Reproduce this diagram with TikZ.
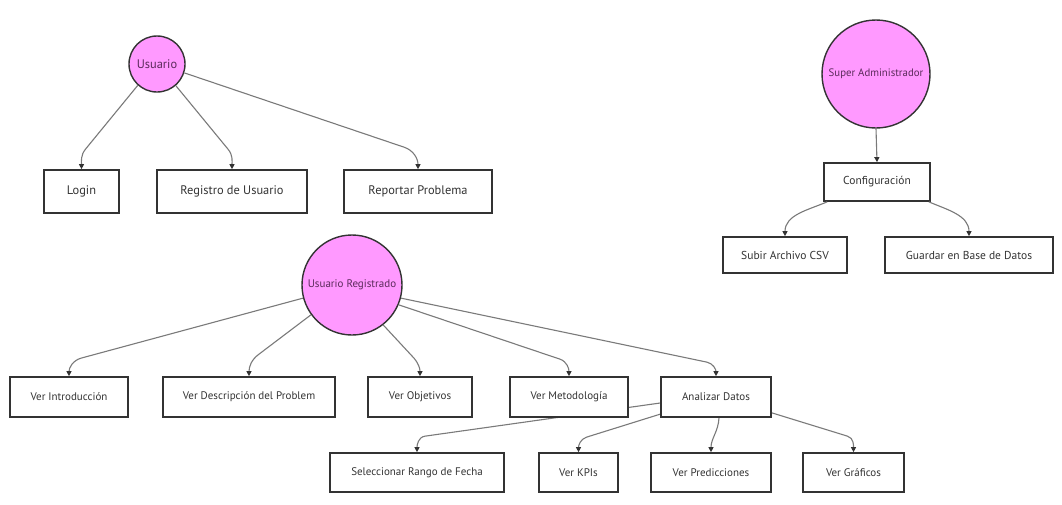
\documentclass[tikz,border=0pt]{standalone}
\usepackage{fontspec}
\setmainfont{PT Sans}
\usetikzlibrary{calc,arrows.meta}
\definecolor{ink}{HTML}{333333}
\definecolor{edge}{HTML}{7A7A7A}
\definecolor{actorfill}{HTML}{FF99FF}
\definecolor{actortext}{HTML}{5A2A5A}
\tikzset{
  x=1pt, y=1pt,
  every node/.style={font=\fontsize{11}{13}\selectfont, text=ink},
  bigtext/.style={font=\fontsize{12.4}{14}\selectfont},
  midtext/.style={font=\fontsize{11.5}{13}\selectfont},
  actor/.style={circle, draw=ink, line width=1.4pt, fill=actorfill, inner sep=0pt, text=actortext},
  usecase/.style={rectangle, draw=ink, line width=1.7pt, fill=white, inner sep=0pt},
  slot/.style={usecase, draw=none, fill=none},
  link/.style={draw=edge, line width=1.1pt, -{Triangle[length=5pt,width=5pt,fill=ink,color=ink]}},
}
\begin{document}
\begin{tikzpicture}
\useasboundingbox[fill=white] (0,0) rectangle (1062,-504);

% actors
\node[actor, bigtext, minimum size=56] (u) at (157,-64) {Usuario};
\node[actor, font=\fontsize{10.8}{13}\selectfont, minimum size=108] (sa) at (876,-74) {Super Administrador};
\node[actor, minimum size=100] (ur) at (352,-285) {Usuario Registrado};

% visitor use cases
\node[usecase, bigtext, minimum width=75, minimum height=43] (login) at (81.5,-191.5) {Login};
\node[usecase, bigtext, minimum width=150, minimum height=43] (reg) at (232,-191.5) {Registro de Usuario};
\node[usecase, bigtext, minimum width=148, minimum height=43] (rep) at (418,-191.5) {Reportar Problema};

% administrator use cases
\node[usecase, midtext, minimum width=106, minimum height=38] (conf) at (877,-182) {Configuración};
\node[usecase, midtext, minimum width=124, minimum height=36] (subir) at (785,-255) {Subir Archivo CSV};
\node[usecase, midtext, minimum width=168, minimum height=36] (guardar) at (969,-255) {Guardar en Base de Datos};

\draw[link] (u.228) -- ($(login.north)+(4,20)$) to[out=231,in=90] (login.north);
\draw[link] (u.311) -- ($(reg.north)+(-4,20)$) to[out=310,in=90] (reg.north);
\draw[link] (u.342) -- ($(rep.north)+(-14,22)$) to[out=342,in=90] (rep.north);

\draw[link] (sa.south) -- (conf.north);
\draw[link] ($(conf.south west)+(4,0)$) to[out=203,in=90] (subir.north);
\draw[link] ($(conf.south east)+(-2,0)$) to[out=-23,in=90] (guardar.north);

% registered user: box positions
\path
  (69,-397) coordinate (intro0)
  (249,-397) coordinate (desc0)
  (420,-397) coordinate (obj0)
  (569,-397) coordinate (met0)
  (716,-397) coordinate (ana0)
  (417,-472.5) coordinate (sel0)
  (578.5,-472.5) coordinate (kpi0)
  (711,-472.5) coordinate (pred0)
  (853.5,-472.5) coordinate (graf0);

% invisible outlines used as connector ends
\path
  node[slot, minimum width=118, minimum height=40] (intro) at (intro0) {}
  node[slot, minimum width=172, minimum height=40] (desc) at (desc0) {}
  node[slot, minimum width=104, minimum height=40] (obj) at (obj0) {}
  node[slot, minimum width=118, minimum height=40] (met) at (met0) {}
  node[slot, minimum width=110, minimum height=40] (ana) at (ana0) {}
  node[slot, minimum width=174, minimum height=39] (sel) at (sel0) {}
  node[slot, minimum width=79, minimum height=39] (kpi) at (kpi0) {}
  node[slot, minimum width=120, minimum height=39] (pred) at (pred0) {}
  node[slot, minimum width=101, minimum height=39] (graf) at (graf0) {};

\draw[link] (ur.195) -- ($(intro.north)+(12,18)$) to[out=196,in=90] (intro.north);
\draw[link] (ur.216) -- ($(desc.north)+(10,22)$) to[out=216,in=90] (desc.north);
\draw[link] (ur.308) -- ($(obj.north)+(-6,18)$) to[out=310,in=90] (obj.north);
\draw[link] (ur.337) -- ($(met.north)+(-9,17)$) to[out=340,in=90] (met.north);
\draw[link] (ur.345) -- ($(ana.north)+(-9,14)$) to[out=348,in=90] (ana.north);

\draw[link] ($(ana.west)+(0,-6)$) -- ($(sel.north)+(8,16)$) to[out=188,in=90] (sel.north);
\draw[link] ($(ana.south west)+(1,4)$) -- ($(kpi.north)+(8,15)$) to[out=198,in=90] (kpi.north);
\draw[link] ($(ana.south)+(3,0)$) to[out=-93,in=90] (pred.north);
\draw[link] ($(ana.south east)+(0,5)$) -- ($(graf.north)+(-6,16)$) to[out=-17,in=90] (graf.north);

% boxes drawn over the connectors
\node[usecase, minimum width=118, minimum height=40] at (intro0) {Ver Introducción};
\node[usecase, minimum width=172, minimum height=40] at (desc0) {Ver Descripción del Problem};
\node[usecase, minimum width=104, minimum height=40] at (obj0) {Ver Objetivos};
\node[usecase, minimum width=118, minimum height=40] at (met0) {Ver Metodología};
\node[usecase, minimum width=110, minimum height=40] at (ana0) {Analizar Datos};
\node[usecase, minimum width=174, minimum height=39] at (sel0) {Seleccionar Rango de Fecha};
\node[usecase, minimum width=79, minimum height=39] at (kpi0) {Ver KPIs};
\node[usecase, minimum width=120, minimum height=39] at (pred0) {Ver Predicciones};
\node[usecase, minimum width=101, minimum height=39] at (graf0) {Ver Gráficos};
\end{tikzpicture}
\end{document}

*Brief*:
Repeat the data in full and exactly. Omit pictures.

*Solution*:
Reproduce this diagram with TikZ.
\documentclass[tikz,border=0pt]{standalone}
\usepackage{fontspec}
\setmainfont{PT Sans}
\usetikzlibrary{calc,arrows.meta}
\definecolor{ink}{HTML}{333333}
\definecolor{edge}{HTML}{7A7A7A}
\definecolor{actorfill}{HTML}{FF99FF}
\definecolor{actortext}{HTML}{5A2A5A}
\tikzset{
  x=1pt, y=1pt,
  every node/.style={font=\fontsize{11}{13}\selectfont, text=ink},
  bigtext/.style={font=\fontsize{12.4}{14}\selectfont},
  midtext/.style={font=\fontsize{11.5}{13}\selectfont},
  actor/.style={circle, draw=ink, line width=1.4pt, fill=actorfill, inner sep=0pt, text=actortext},
  usecase/.style={rectangle, draw=ink, line width=1.7pt, fill=white, inner sep=0pt},
  slot/.style={usecase, draw=none, fill=none},
  link/.style={draw=edge, line width=1.1pt, -{Triangle[length=5pt,width=5pt,fill=ink,color=ink]}},
}
\begin{document}
\begin{tikzpicture}
\useasboundingbox[fill=white] (0,0) rectangle (1062,-504);

% actors
\node[actor, bigtext, minimum size=56] (u) at (157,-64) {Usuario};
\node[actor, font=\fontsize{10.8}{13}\selectfont, minimum size=108] (sa) at (876,-74) {Super Administrador};
\node[actor, minimum size=100] (ur) at (352,-285) {Usuario Registrado};

% visitor use cases
\node[usecase, bigtext, minimum width=75, minimum height=43] (login) at (81.5,-191.5) {Login};
\node[usecase, bigtext, minimum width=150, minimum height=43] (reg) at (232,-191.5) {Registro de Usuario};
\node[usecase, bigtext, minimum width=148, minimum height=43] (rep) at (418,-191.5) {Reportar Problema};

% administrator use cases
\node[usecase, midtext, minimum width=106, minimum height=38] (conf) at (877,-182) {Configuración};
\node[usecase, midtext, minimum width=124, minimum height=36] (subir) at (785,-255) {Subir Archivo CSV};
\node[usecase, midtext, minimum width=168, minimum height=36] (guardar) at (969,-255) {Guardar en Base de Datos};

\draw[link] (u.228) -- ($(login.north)+(4,20)$) to[out=231,in=90] (login.north);
\draw[link] (u.311) -- ($(reg.north)+(-4,20)$) to[out=310,in=90] (reg.north);
\draw[link] (u.342) -- ($(rep.north)+(-14,22)$) to[out=342,in=90] (rep.north);

\draw[link] (sa.south) -- (conf.north);
\draw[link] ($(conf.south west)+(4,0)$) to[out=203,in=90] (subir.north);
\draw[link] ($(conf.south east)+(-2,0)$) to[out=-23,in=90] (guardar.north);

% registered user: box positions
\path
  (69,-397) coordinate (intro0)
  (249,-397) coordinate (desc0)
  (420,-397) coordinate (obj0)
  (569,-397) coordinate (met0)
  (716,-397) coordinate (ana0)
  (417,-472.5) coordinate (sel0)
  (578.5,-472.5) coordinate (kpi0)
  (711,-472.5) coordinate (pred0)
  (853.5,-472.5) coordinate (graf0);

% invisible outlines used as connector ends
\path
  node[slot, minimum width=118, minimum height=40] (intro) at (intro0) {}
  node[slot, minimum width=172, minimum height=40] (desc) at (desc0) {}
  node[slot, minimum width=104, minimum height=40] (obj) at (obj0) {}
  node[slot, minimum width=118, minimum height=40] (met) at (met0) {}
  node[slot, minimum width=110, minimum height=40] (ana) at (ana0) {}
  node[slot, minimum width=174, minimum height=39] (sel) at (sel0) {}
  node[slot, minimum width=79, minimum height=39] (kpi) at (kpi0) {}
  node[slot, minimum width=120, minimum height=39] (pred) at (pred0) {}
  node[slot, minimum width=101, minimum height=39] (graf) at (graf0) {};

\draw[link] (ur.195) -- ($(intro.north)+(12,18)$) to[out=196,in=90] (intro.north);
\draw[link] (ur.216) -- ($(desc.north)+(10,22)$) to[out=216,in=90] (desc.north);
\draw[link] (ur.308) -- ($(obj.north)+(-6,18)$) to[out=310,in=90] (obj.north);
\draw[link] (ur.337) -- ($(met.north)+(-9,17)$) to[out=340,in=90] (met.north);
\draw[link] (ur.345) -- ($(ana.north)+(-9,14)$) to[out=348,in=90] (ana.north);

\draw[link] ($(ana.west)+(0,-6)$) -- ($(sel.north)+(8,16)$) to[out=188,in=90] (sel.north);
\draw[link] ($(ana.south west)+(1,4)$) -- ($(kpi.north)+(8,15)$) to[out=198,in=90] (kpi.north);
\draw[link] ($(ana.south)+(3,0)$) to[out=-93,in=90] (pred.north);
\draw[link] ($(ana.south east)+(0,5)$) -- ($(graf.north)+(-6,16)$) to[out=-17,in=90] (graf.north);

% boxes drawn over the connectors
\node[usecase, minimum width=118, minimum height=40] at (intro0) {Ver Introducción};
\node[usecase, minimum width=172, minimum height=40] at (desc0) {Ver Descripción del Problem};
\node[usecase, minimum width=104, minimum height=40] at (obj0) {Ver Objetivos};
\node[usecase, minimum width=118, minimum height=40] at (met0) {Ver Metodología};
\node[usecase, minimum width=110, minimum height=40] at (ana0) {Analizar Datos};
\node[usecase, minimum width=174, minimum height=39] at (sel0) {Seleccionar Rango de Fecha};
\node[usecase, minimum width=79, minimum height=39] at (kpi0) {Ver KPIs};
\node[usecase, minimum width=120, minimum height=39] at (pred0) {Ver Predicciones};
\node[usecase, minimum width=101, minimum height=39] at (graf0) {Ver Gráficos};
\end{tikzpicture}
\end{document}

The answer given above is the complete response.